[Entries with chart source code]
· · · · · · ·

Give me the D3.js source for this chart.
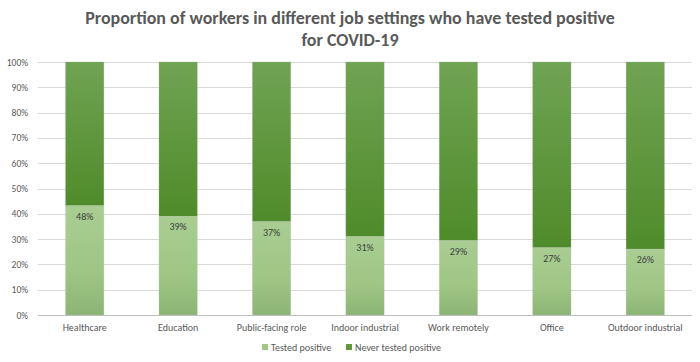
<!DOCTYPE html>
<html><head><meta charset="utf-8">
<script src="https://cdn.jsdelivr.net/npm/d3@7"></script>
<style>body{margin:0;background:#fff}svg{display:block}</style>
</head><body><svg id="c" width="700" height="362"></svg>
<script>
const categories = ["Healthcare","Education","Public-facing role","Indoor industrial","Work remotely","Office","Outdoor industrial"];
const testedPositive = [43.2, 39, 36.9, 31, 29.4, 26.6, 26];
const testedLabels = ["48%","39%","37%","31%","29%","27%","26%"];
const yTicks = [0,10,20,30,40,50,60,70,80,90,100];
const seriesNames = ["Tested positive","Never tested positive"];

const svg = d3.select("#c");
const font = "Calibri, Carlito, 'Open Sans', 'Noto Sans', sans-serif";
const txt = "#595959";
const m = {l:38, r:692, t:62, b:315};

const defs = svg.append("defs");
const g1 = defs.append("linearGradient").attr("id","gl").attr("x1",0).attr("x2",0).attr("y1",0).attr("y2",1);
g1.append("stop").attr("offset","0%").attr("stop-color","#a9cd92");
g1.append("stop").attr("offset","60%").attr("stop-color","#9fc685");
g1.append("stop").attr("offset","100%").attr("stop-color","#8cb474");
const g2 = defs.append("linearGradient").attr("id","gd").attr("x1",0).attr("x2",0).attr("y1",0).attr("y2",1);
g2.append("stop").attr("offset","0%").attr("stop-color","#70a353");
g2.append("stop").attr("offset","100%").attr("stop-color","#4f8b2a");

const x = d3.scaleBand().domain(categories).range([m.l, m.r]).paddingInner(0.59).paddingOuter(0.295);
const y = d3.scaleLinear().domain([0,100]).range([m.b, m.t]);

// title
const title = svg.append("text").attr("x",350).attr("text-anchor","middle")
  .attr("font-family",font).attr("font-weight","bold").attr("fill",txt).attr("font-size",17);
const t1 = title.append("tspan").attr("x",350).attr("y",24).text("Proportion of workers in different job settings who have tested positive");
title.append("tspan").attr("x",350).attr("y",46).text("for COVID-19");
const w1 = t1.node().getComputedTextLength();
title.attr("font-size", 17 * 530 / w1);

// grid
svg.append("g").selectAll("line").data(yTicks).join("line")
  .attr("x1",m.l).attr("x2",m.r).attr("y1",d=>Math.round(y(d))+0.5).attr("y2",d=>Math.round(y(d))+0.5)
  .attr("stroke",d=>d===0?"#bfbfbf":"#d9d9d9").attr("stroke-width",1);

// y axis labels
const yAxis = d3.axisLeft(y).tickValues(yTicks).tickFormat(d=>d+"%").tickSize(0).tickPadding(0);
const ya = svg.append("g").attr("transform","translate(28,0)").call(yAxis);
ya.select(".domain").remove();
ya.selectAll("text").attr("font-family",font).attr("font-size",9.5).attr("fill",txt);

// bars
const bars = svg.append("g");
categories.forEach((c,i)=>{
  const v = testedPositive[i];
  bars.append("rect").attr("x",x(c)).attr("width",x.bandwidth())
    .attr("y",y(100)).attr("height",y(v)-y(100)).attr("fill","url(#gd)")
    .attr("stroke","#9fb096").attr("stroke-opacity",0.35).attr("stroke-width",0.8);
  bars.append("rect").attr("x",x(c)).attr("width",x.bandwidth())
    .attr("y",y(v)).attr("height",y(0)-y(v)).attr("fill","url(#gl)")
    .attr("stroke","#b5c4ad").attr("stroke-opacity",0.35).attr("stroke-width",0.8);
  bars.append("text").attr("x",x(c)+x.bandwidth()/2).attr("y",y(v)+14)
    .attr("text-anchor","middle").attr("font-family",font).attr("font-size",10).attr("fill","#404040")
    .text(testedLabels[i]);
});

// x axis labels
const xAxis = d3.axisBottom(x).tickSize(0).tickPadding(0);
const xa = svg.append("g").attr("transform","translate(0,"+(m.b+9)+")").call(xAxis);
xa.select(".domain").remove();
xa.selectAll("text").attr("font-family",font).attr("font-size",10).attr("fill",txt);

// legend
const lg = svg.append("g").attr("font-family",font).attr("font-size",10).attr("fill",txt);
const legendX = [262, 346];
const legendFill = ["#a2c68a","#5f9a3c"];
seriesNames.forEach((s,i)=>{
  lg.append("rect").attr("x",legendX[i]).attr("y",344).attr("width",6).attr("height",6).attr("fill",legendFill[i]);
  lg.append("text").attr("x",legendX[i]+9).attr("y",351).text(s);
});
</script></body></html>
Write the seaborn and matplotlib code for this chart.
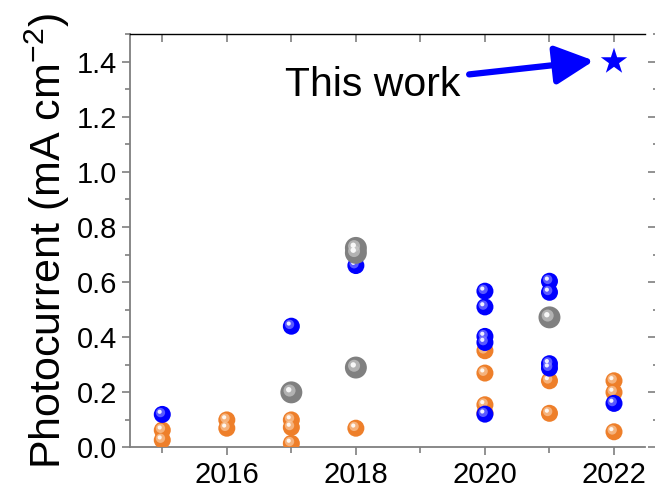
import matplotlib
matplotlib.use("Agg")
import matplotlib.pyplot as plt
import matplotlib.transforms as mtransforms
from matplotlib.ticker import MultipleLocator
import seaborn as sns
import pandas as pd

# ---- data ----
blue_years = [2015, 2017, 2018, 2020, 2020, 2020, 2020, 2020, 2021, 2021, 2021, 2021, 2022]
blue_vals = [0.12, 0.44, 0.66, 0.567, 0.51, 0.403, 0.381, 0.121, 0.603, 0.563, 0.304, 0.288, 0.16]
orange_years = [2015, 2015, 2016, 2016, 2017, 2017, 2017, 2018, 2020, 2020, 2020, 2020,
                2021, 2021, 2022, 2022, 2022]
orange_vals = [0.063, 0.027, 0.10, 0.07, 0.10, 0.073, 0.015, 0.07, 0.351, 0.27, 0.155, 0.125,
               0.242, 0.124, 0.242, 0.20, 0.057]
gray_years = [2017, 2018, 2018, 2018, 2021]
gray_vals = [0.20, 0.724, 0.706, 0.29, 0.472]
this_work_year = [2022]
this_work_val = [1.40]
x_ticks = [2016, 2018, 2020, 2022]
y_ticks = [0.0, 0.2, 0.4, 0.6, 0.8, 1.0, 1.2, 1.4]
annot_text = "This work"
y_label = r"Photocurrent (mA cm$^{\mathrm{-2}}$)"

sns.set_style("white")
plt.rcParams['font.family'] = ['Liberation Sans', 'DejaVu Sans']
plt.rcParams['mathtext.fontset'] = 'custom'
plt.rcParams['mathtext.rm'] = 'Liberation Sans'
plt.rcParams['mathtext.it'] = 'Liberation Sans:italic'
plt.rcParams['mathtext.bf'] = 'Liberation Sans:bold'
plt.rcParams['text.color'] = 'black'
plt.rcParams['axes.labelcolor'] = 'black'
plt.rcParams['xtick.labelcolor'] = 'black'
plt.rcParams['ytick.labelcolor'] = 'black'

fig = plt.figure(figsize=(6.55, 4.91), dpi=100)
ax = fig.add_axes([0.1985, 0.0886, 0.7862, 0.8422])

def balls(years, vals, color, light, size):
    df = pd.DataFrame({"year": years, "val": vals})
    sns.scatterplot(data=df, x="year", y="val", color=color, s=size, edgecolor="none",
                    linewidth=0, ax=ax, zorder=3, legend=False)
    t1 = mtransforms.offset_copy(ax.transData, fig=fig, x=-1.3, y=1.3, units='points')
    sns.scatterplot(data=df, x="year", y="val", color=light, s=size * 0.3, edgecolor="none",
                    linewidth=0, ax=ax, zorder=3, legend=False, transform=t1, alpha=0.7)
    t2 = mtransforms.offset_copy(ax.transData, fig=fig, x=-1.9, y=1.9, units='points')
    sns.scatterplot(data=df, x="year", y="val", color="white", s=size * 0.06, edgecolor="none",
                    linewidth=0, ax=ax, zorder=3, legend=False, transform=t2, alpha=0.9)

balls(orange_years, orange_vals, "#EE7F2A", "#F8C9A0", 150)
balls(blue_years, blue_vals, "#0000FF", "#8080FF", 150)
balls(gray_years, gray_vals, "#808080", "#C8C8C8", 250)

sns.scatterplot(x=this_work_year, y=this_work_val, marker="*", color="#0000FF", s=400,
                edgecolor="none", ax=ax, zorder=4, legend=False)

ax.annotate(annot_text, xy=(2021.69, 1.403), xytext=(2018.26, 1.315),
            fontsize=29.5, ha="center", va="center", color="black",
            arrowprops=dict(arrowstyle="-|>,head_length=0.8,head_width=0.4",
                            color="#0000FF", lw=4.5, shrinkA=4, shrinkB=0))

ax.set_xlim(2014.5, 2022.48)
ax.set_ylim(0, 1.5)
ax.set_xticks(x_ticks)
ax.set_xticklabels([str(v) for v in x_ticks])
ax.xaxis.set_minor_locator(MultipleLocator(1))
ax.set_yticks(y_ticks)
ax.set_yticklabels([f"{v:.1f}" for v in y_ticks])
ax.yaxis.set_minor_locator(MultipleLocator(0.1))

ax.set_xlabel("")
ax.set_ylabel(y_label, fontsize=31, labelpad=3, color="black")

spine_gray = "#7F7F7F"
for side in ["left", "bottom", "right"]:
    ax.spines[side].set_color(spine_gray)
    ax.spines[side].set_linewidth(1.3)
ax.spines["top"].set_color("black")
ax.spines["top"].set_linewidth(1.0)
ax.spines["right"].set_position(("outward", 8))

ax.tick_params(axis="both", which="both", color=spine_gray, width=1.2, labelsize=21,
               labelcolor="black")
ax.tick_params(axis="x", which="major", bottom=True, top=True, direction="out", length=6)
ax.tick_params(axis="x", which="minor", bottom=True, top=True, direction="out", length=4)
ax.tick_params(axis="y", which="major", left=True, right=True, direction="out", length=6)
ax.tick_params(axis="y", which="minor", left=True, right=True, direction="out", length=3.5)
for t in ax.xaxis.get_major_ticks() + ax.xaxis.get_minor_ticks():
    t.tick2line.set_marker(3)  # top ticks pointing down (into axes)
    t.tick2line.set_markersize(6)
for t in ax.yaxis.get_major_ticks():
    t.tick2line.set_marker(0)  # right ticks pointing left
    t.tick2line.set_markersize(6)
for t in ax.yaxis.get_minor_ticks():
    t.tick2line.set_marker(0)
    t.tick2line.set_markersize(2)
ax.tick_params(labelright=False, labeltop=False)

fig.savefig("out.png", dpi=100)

· · · · · · ·

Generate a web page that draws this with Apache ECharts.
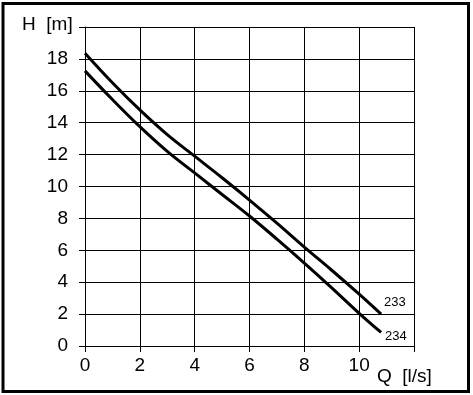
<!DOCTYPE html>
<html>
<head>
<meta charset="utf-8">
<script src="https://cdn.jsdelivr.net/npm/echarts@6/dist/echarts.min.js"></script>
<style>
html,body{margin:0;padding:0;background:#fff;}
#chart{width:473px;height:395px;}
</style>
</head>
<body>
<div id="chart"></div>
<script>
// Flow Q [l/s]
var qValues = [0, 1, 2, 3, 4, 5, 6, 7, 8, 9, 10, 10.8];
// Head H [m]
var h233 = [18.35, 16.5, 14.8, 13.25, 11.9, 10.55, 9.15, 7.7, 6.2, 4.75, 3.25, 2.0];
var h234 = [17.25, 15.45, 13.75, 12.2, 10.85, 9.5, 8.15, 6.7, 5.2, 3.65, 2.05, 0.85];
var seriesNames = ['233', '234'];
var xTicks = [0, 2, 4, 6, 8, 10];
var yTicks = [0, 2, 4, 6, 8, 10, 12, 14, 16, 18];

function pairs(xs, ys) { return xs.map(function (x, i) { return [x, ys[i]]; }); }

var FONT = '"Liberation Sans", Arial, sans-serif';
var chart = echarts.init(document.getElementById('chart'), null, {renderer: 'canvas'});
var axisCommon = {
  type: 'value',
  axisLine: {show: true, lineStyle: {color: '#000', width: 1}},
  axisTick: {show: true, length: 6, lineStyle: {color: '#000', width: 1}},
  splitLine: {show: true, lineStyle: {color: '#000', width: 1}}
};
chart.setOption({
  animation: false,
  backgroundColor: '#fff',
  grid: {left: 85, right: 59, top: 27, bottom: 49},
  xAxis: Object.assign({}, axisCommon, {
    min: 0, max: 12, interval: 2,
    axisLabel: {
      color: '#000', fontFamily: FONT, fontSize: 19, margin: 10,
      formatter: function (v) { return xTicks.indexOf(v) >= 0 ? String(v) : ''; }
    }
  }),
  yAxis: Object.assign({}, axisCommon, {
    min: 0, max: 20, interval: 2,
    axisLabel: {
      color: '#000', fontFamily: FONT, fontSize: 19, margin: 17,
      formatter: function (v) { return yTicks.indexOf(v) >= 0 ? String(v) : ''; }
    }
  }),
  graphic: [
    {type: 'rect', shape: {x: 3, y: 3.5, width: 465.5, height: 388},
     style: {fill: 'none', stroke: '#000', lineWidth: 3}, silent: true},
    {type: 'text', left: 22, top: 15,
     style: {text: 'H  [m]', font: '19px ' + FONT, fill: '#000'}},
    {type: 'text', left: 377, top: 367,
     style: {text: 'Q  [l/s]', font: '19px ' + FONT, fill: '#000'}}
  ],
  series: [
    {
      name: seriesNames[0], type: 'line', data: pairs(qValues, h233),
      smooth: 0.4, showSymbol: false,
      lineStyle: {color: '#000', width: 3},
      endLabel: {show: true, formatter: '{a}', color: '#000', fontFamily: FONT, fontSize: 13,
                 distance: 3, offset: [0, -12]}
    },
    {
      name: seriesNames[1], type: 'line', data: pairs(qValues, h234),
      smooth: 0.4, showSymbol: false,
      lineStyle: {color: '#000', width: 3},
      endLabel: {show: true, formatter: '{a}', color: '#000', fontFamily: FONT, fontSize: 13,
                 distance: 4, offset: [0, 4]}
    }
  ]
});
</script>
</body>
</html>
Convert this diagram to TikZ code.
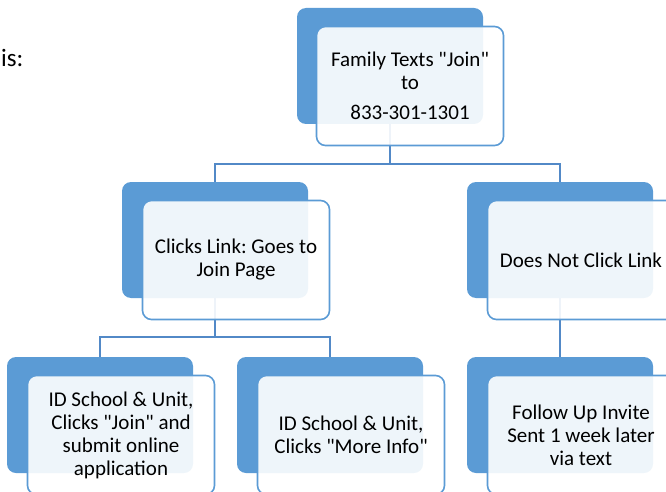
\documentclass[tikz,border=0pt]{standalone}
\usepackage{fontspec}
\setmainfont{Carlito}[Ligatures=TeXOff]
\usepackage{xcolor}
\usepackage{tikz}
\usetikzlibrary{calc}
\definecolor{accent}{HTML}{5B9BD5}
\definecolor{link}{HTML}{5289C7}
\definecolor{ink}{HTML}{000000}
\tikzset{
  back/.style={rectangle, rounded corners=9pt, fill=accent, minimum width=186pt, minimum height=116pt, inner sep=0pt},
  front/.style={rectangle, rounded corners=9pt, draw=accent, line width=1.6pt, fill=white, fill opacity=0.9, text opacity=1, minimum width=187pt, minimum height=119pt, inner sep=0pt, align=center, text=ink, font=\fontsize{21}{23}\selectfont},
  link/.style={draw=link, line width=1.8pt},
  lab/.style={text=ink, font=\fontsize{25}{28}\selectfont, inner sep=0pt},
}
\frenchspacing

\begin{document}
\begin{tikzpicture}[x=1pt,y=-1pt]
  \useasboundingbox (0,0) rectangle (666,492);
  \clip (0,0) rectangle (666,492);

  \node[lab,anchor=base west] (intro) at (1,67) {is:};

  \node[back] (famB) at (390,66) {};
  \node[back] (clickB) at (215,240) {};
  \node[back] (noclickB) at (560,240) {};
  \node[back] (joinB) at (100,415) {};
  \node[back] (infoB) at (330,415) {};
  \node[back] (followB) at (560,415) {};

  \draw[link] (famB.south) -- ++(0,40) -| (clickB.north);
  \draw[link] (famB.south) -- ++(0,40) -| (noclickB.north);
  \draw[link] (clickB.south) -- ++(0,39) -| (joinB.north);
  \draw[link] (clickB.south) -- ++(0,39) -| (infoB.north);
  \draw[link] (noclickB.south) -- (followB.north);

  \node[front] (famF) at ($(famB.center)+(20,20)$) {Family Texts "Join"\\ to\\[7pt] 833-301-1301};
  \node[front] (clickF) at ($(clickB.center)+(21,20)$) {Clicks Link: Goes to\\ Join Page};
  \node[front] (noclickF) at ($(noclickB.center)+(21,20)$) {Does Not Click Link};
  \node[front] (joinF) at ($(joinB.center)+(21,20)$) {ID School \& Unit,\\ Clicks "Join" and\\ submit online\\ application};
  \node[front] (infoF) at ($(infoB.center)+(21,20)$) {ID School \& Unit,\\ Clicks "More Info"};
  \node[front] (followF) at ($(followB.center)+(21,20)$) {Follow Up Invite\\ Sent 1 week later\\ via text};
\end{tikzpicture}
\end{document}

· · · · · · ·

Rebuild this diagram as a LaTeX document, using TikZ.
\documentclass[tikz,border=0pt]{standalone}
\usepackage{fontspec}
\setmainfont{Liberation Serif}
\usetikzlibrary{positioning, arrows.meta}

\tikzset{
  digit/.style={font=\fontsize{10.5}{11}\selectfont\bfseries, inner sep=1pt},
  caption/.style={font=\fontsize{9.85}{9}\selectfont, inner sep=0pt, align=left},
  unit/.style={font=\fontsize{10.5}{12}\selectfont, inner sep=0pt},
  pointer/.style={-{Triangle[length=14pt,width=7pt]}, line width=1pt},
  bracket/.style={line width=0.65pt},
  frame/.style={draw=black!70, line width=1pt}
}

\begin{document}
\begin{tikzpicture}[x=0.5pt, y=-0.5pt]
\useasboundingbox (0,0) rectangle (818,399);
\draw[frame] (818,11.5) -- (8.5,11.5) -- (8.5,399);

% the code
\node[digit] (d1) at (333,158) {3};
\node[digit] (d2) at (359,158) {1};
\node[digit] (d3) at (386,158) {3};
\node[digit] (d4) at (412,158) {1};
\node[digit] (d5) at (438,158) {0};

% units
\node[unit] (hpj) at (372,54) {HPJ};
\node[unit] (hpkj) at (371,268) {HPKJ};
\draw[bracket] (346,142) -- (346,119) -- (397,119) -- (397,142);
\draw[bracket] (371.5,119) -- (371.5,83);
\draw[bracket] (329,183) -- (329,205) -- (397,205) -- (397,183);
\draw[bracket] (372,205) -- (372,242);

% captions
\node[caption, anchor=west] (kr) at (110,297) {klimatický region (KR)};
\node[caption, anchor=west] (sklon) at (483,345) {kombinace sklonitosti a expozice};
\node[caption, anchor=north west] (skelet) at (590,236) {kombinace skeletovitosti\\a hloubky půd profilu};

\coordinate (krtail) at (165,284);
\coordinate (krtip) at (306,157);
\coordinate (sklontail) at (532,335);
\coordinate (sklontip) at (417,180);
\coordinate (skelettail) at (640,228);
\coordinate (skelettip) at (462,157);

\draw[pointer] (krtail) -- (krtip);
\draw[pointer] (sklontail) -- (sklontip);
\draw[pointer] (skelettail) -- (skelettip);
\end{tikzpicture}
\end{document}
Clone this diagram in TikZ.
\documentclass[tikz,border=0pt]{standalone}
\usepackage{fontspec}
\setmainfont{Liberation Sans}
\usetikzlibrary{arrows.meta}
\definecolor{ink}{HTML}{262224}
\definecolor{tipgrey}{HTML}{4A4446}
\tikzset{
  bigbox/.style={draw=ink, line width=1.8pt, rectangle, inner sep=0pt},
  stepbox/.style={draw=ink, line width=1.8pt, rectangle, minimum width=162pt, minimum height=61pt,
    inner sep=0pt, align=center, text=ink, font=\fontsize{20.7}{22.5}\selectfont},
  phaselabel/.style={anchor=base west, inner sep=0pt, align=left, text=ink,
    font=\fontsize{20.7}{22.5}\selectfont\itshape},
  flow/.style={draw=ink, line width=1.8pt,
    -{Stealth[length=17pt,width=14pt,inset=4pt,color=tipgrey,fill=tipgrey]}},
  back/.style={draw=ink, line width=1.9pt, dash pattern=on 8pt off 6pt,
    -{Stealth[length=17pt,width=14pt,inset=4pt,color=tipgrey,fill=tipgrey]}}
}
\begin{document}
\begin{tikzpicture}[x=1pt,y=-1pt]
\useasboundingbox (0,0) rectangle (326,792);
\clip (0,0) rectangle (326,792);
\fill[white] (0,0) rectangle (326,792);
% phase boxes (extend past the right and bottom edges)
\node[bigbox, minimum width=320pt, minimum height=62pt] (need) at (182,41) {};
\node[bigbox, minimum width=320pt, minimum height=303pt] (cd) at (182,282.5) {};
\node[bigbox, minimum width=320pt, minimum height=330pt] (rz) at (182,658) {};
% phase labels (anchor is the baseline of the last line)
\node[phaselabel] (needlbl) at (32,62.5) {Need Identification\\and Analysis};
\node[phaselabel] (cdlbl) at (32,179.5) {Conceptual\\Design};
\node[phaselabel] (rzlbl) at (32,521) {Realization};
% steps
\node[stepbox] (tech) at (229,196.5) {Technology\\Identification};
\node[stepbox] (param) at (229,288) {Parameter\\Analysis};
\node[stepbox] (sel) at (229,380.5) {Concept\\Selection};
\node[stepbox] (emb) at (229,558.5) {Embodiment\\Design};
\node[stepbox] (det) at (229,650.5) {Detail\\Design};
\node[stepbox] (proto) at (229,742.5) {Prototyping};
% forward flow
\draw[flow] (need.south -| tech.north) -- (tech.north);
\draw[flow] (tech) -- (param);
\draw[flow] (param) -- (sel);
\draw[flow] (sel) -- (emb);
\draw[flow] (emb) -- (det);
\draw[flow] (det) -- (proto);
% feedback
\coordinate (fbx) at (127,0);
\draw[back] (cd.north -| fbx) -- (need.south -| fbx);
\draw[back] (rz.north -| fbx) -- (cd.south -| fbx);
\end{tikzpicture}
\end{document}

· · · · · · ·

**REQUIREMENTS**
Say how many lines of the listing above contain "seaborn", with no other words.

**COMPLETE ANSWER**
2